• SUPPLIED MATERIAL:
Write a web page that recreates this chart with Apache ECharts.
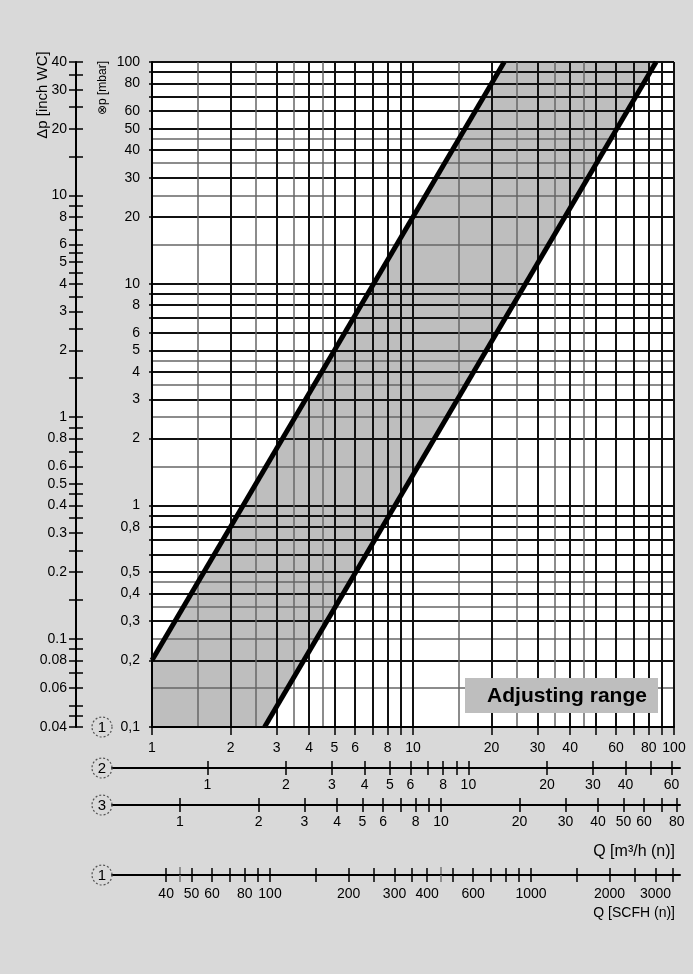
<!DOCTYPE html>
<html>
<head>
<meta charset="utf-8">
<script src="https://cdn.jsdelivr.net/npm/echarts@6/dist/echarts.min.js"></script>
<style>
  html, body { margin: 0; padding: 0; background: #d9d9d9; }
  #chart { width: 693px; height: 974px; }
</style>
</head>
<body>
<div id="chart"></div>
<script>
// main flow scale Q [m3/h (n)], scale 1
const qMajor = [1, 2, 3, 4, 5, 6, 7, 8, 9, 10, 20, 30, 40, 50, 60, 70, 80, 90, 100];
const qMinor = [1.5, 2.5, 3.5, 4.5, 15, 25, 35, 45];
const qLabels = [1, 2, 3, 4, 5, 6, 8, 10, 20, 30, 40, 60, 80, 100];

// pressure drop [mbar]
const pMajor = [0.1, 0.2, 0.3, 0.4, 0.5, 0.6, 0.7, 0.8, 0.9, 1, 2, 3, 4, 5, 6, 7, 8, 9,
  10, 20, 30, 40, 50, 60, 70, 80, 90, 100];
const pMinor = [0.15, 0.25, 0.35, 0.45, 1.5, 2.5, 3.5, 4.5, 15, 25, 35, 45];
const pLabels = [0.1, 0.2, 0.3, 0.4, 0.5, 0.8, 1, 2, 3, 4, 5, 6, 8, 10, 20, 30, 40, 50, 60, 80, 100];

// pressure drop [inch WC]
const wcTicks = [0.04, 0.045, 0.05, 0.06, 0.07, 0.08, 0.09, 0.1, 0.15, 0.2, 0.25, 0.3, 0.35, 0.4,
  0.45, 0.5, 0.6, 0.7, 0.8, 0.9, 1, 1.5, 2, 2.5, 3, 3.5, 4, 4.5, 5, 5.5, 6, 7, 8, 9, 10,
  15, 20, 25, 30, 35, 40];
const wcLabels = [0.04, 0.06, 0.08, 0.1, 0.2, 0.3, 0.4, 0.5, 0.6, 0.8, 1, 2, 3, 4, 5, 6, 8, 10, 20, 30, 40];

// scale 2
const s2Ticks = [1, 2, 3, 4, 5, 6, 7, 8, 9, 10, 20, 30, 40, 50, 60];
const s2Labels = [1, 2, 3, 4, 5, 6, 8, 10, 20, 30, 40, 60];
// scale 3
const s3Ticks = [1, 2, 3, 4, 5, 6, 7, 8, 9, 10, 20, 30, 40, 50, 60, 70, 80];
const s3Labels = [1, 2, 3, 4, 5, 6, 8, 10, 20, 30, 40, 50, 60, 80];
// SCFH
const scfhTicks = [40, 50, 60, 70, 80, 90, 100, 150, 200, 250, 300, 350, 400, 500, 600, 700,
  800, 900, 1000, 1500, 2000, 2500, 3000, 3500];
const scfhMinor = [45, 450];
const scfhLabels = [40, 50, 60, 80, 100, 200, 300, 400, 600, 1000, 2000, 3000];

// flow of each scale relative to scale 1
const s2Factor = 1 / 1.63;
const s3Factor = 1 / 1.28;
const scfhFactor = 35.31;

// limits of the adjusting range
const lineLow = [[1, 0.2], [22.36, 100]];
const lineHigh = [[2.7, 0.1], [85.4, 100]];

const scaleIds = ['1', '2', '3', '1'];

const FONT = "'Liberation Sans', Arial, sans-serif";
const plotL = 152, plotR = 674, plotT = 62, plotB = 727;
const decade = (plotR - plotL) / 2;
const auxL = 112, auxR = 680;
const auxY = [768, 805, 875];
const circleY = [plotB, 768, 805, 875];
const qAt = (x) => Math.pow(10, (x - plotL) / decade);

const fillPoly = [[1, 0.1]].concat(lineLow, lineHigh.slice().reverse());

function logAxis(o) {
  return Object.assign({
    type: 'log', logBase: 10, z: 3,
    axisLine: { show: false },
    axisTick: { show: false },
    axisLabel: { show: false },
    splitLine: { show: false }
  }, o);
}
const lbl = (vals, margin, extra) => Object.assign({
  show: true, customValues: vals, margin: margin, fontSize: 14, color: '#000', fontFamily: FONT,
  formatter: (v) => String(v)
}, extra || {});

function auxAxes(grid, factor, ticks, labels, color, withLine) {
  const min = qAt(auxL) * factor, max = qAt(auxR) * factor;
  const c = color || '#000';
  return [
    logAxis({
      gridIndex: grid, min, max, position: 'bottom',
      axisLine: { show: !!withLine, onZero: false, lineStyle: { color: '#000', width: 2 } },
      axisTick: { show: true, customValues: ticks, length: 7, lineStyle: { color: c, width: 1.5 } },
      axisLabel: labels ? lbl(labels, grid === 4 ? 12 : 10) : { show: false }
    }),
    logAxis({
      gridIndex: grid, min, max, position: 'top',
      axisTick: { show: true, customValues: ticks, length: 7, lineStyle: { color: c, width: 1.5 } }
    })
  ];
}

const chart = echarts.init(document.getElementById('chart'));

const graphic = [];
circleY.forEach((y, i) => {
  graphic.push({
    type: 'circle', shape: { cx: 102, cy: y, r: 10 },
    style: { fill: 'none', stroke: '#555', lineWidth: 1.2, lineDash: [2, 2] }, z: 50
  });
  graphic.push({
    type: 'text', x: 102, y: y + 1,
    style: { text: scaleIds[i], fontSize: 15, fontFamily: FONT, fill: '#000', align: 'center', verticalAlign: 'middle' },
    z: 51
  });
});
graphic.push(
  {
    type: 'text', x: 43, y: 95, rotation: Math.PI / 2,
    style: { text: 'Δp [inch WC]', fontSize: 15, fontFamily: FONT, fill: '#000', align: 'center', verticalAlign: 'middle' }
  },
  {
    type: 'text', x: 103, y: 88, rotation: Math.PI / 2,
    style: { text: '⊗p [mbar]', fontSize: 12, fontFamily: FONT, fill: '#000', align: 'center', verticalAlign: 'middle' }
  },
  {
    type: 'text', x: 675, y: 852,
    style: { text: 'Q [m³/h (n)]', fontSize: 16, fontFamily: FONT, fill: '#000', align: 'right', verticalAlign: 'middle' }
  },
  {
    type: 'text', x: 675, y: 913,
    style: { text: 'Q [SCFH (n)]', fontSize: 14, fontFamily: FONT, fill: '#000', align: 'right', verticalAlign: 'middle' }
  },
  {
    type: 'rect', shape: { x: 465, y: 678, width: 193, height: 35 },
    style: { fill: '#bebebe' }, z: 100
  },
  {
    type: 'text', x: 567, y: 696,
    style: { text: 'Adjusting range', fontSize: 21, fontWeight: 'bold', fontFamily: FONT, fill: '#000', align: 'center', verticalAlign: 'middle' },
    z: 101
  }
);

chart.setOption({
  animation: false,
  backgroundColor: '#d9d9d9',
  grid: [
    { left: plotL, top: plotT, width: plotR - plotL, height: plotB - plotT, show: true, backgroundColor: '#fff', borderWidth: 0 },
    { left: 76, top: plotT, width: 1, height: plotB - plotT },
    { left: auxL, width: auxR - auxL, top: auxY[0] - 1, height: 1 },
    { left: auxL, width: auxR - auxL, top: auxY[1] - 1, height: 1 },
    { left: auxL, width: auxR - auxL, top: auxY[2] - 1, height: 1 }
  ],
  xAxis: [
    logAxis({
      gridIndex: 0, min: 1, max: 100, position: 'bottom',
      axisLine: { show: true, onZero: false, lineStyle: { color: '#000', width: 2 } },
      axisTick: { show: true, customValues: qMajor, length: 8, lineStyle: { color: '#000', width: 1.5 } },
      axisLabel: lbl(qLabels, 14),
      splitLine: { show: true, lineStyle: { color: '#111', width: 2 } }
    }),
    logAxis({
      gridIndex: 0, min: 1, max: 100, position: 'bottom',
      axisTick: { show: false, customValues: qMinor },
      splitLine: { show: true, lineStyle: { color: '#666', width: 1.5 } }
    }),
    { gridIndex: 1, type: 'value', show: false },
    ...auxAxes(2, s2Factor, s2Ticks, s2Labels, null, true),
    ...auxAxes(3, s3Factor, s3Ticks, s3Labels, null, true),
    ...auxAxes(4, scfhFactor, scfhTicks, scfhLabels, null, true),
    ...auxAxes(4, scfhFactor, scfhMinor, null, '#777', false)
  ],
  yAxis: [
    logAxis({
      gridIndex: 0, min: 0.1, max: 100, position: 'left',
      axisLine: { show: true, onZero: false, lineStyle: { color: '#000', width: 2 } },
      axisTick: { show: true, customValues: pMajor, length: 3, lineStyle: { color: '#000', width: 1.5 } },
      axisLabel: lbl(pLabels, 12, { formatter: (v) => String(v).replace('.', ',') }),
      splitLine: { show: true, lineStyle: { color: '#111', width: 2 } }
    }),
    logAxis({
      gridIndex: 0, min: 0.1, max: 100, position: 'left',
      axisTick: { show: false, customValues: pMinor },
      splitLine: { show: true, lineStyle: { color: '#666', width: 1.5 } }
    }),
    logAxis({
      gridIndex: 1, min: 0.04, max: 40, position: 'left',
      axisLine: { show: true, onZero: false, lineStyle: { color: '#000', width: 2 } },
      axisTick: { show: true, customValues: wcTicks, length: 7, lineStyle: { color: '#000', width: 1.5 } },
      axisLabel: lbl(wcLabels, 9)
    }),
    logAxis({
      gridIndex: 1, min: 0.04, max: 40, position: 'left',
      axisTick: { show: true, inside: true, customValues: wcTicks, length: 7, lineStyle: { color: '#000', width: 1.5 } }
    }),
    { gridIndex: 2, type: 'value', show: false },
    { gridIndex: 3, type: 'value', show: false },
    { gridIndex: 4, type: 'value', show: false }
  ],
  series: [
    {
      type: 'custom', xAxisIndex: 0, yAxisIndex: 0, z: 2, silent: true,
      data: fillPoly,
      renderItem(params, api) {
        if (params.dataIndex !== 0) return null;
        return {
          type: 'polygon',
          shape: { points: fillPoly.map((p) => api.coord(p)) },
          style: { fill: '#bebebe' }
        };
      }
    },
    {
      type: 'line', xAxisIndex: 0, yAxisIndex: 0, z: 10, data: lineLow,
      symbol: 'none', lineStyle: { color: '#000', width: 5 }, silent: true
    },
    {
      type: 'line', xAxisIndex: 0, yAxisIndex: 0, z: 10, data: lineHigh,
      symbol: 'none', lineStyle: { color: '#000', width: 5 }, silent: true
    }
  ],
  graphic
});
</script>
</body>
</html>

• WHAT YOU NEED TO DO: Return nothing but the lines running from the start of the data to the line with "const scaleIds = ['1', '2', '3', '1'];", please, both ends included and no pictures.

• FULL ANSWER:
Write a web page that recreates this chart with Apache ECharts.
<!DOCTYPE html>
<html>
<head>
<meta charset="utf-8">
<script src="https://cdn.jsdelivr.net/npm/echarts@6/dist/echarts.min.js"></script>
<style>
  html, body { margin: 0; padding: 0; background: #d9d9d9; }
  #chart { width: 693px; height: 974px; }
</style>
</head>
<body>
<div id="chart"></div>
<script>
// main flow scale Q [m3/h (n)], scale 1
const qMajor = [1, 2, 3, 4, 5, 6, 7, 8, 9, 10, 20, 30, 40, 50, 60, 70, 80, 90, 100];
const qMinor = [1.5, 2.5, 3.5, 4.5, 15, 25, 35, 45];
const qLabels = [1, 2, 3, 4, 5, 6, 8, 10, 20, 30, 40, 60, 80, 100];

// pressure drop [mbar]
const pMajor = [0.1, 0.2, 0.3, 0.4, 0.5, 0.6, 0.7, 0.8, 0.9, 1, 2, 3, 4, 5, 6, 7, 8, 9,
  10, 20, 30, 40, 50, 60, 70, 80, 90, 100];
const pMinor = [0.15, 0.25, 0.35, 0.45, 1.5, 2.5, 3.5, 4.5, 15, 25, 35, 45];
const pLabels = [0.1, 0.2, 0.3, 0.4, 0.5, 0.8, 1, 2, 3, 4, 5, 6, 8, 10, 20, 30, 40, 50, 60, 80, 100];

// pressure drop [inch WC]
const wcTicks = [0.04, 0.045, 0.05, 0.06, 0.07, 0.08, 0.09, 0.1, 0.15, 0.2, 0.25, 0.3, 0.35, 0.4,
  0.45, 0.5, 0.6, 0.7, 0.8, 0.9, 1, 1.5, 2, 2.5, 3, 3.5, 4, 4.5, 5, 5.5, 6, 7, 8, 9, 10,
  15, 20, 25, 30, 35, 40];
const wcLabels = [0.04, 0.06, 0.08, 0.1, 0.2, 0.3, 0.4, 0.5, 0.6, 0.8, 1, 2, 3, 4, 5, 6, 8, 10, 20, 30, 40];

// scale 2
const s2Ticks = [1, 2, 3, 4, 5, 6, 7, 8, 9, 10, 20, 30, 40, 50, 60];
const s2Labels = [1, 2, 3, 4, 5, 6, 8, 10, 20, 30, 40, 60];
// scale 3
const s3Ticks = [1, 2, 3, 4, 5, 6, 7, 8, 9, 10, 20, 30, 40, 50, 60, 70, 80];
const s3Labels = [1, 2, 3, 4, 5, 6, 8, 10, 20, 30, 40, 50, 60, 80];
// SCFH
const scfhTicks = [40, 50, 60, 70, 80, 90, 100, 150, 200, 250, 300, 350, 400, 500, 600, 700,
  800, 900, 1000, 1500, 2000, 2500, 3000, 3500];
const scfhMinor = [45, 450];
const scfhLabels = [40, 50, 60, 80, 100, 200, 300, 400, 600, 1000, 2000, 3000];

// flow of each scale relative to scale 1
const s2Factor = 1 / 1.63;
const s3Factor = 1 / 1.28;
const scfhFactor = 35.31;

// limits of the adjusting range
const lineLow = [[1, 0.2], [22.36, 100]];
const lineHigh = [[2.7, 0.1], [85.4, 100]];

const scaleIds = ['1', '2', '3', '1'];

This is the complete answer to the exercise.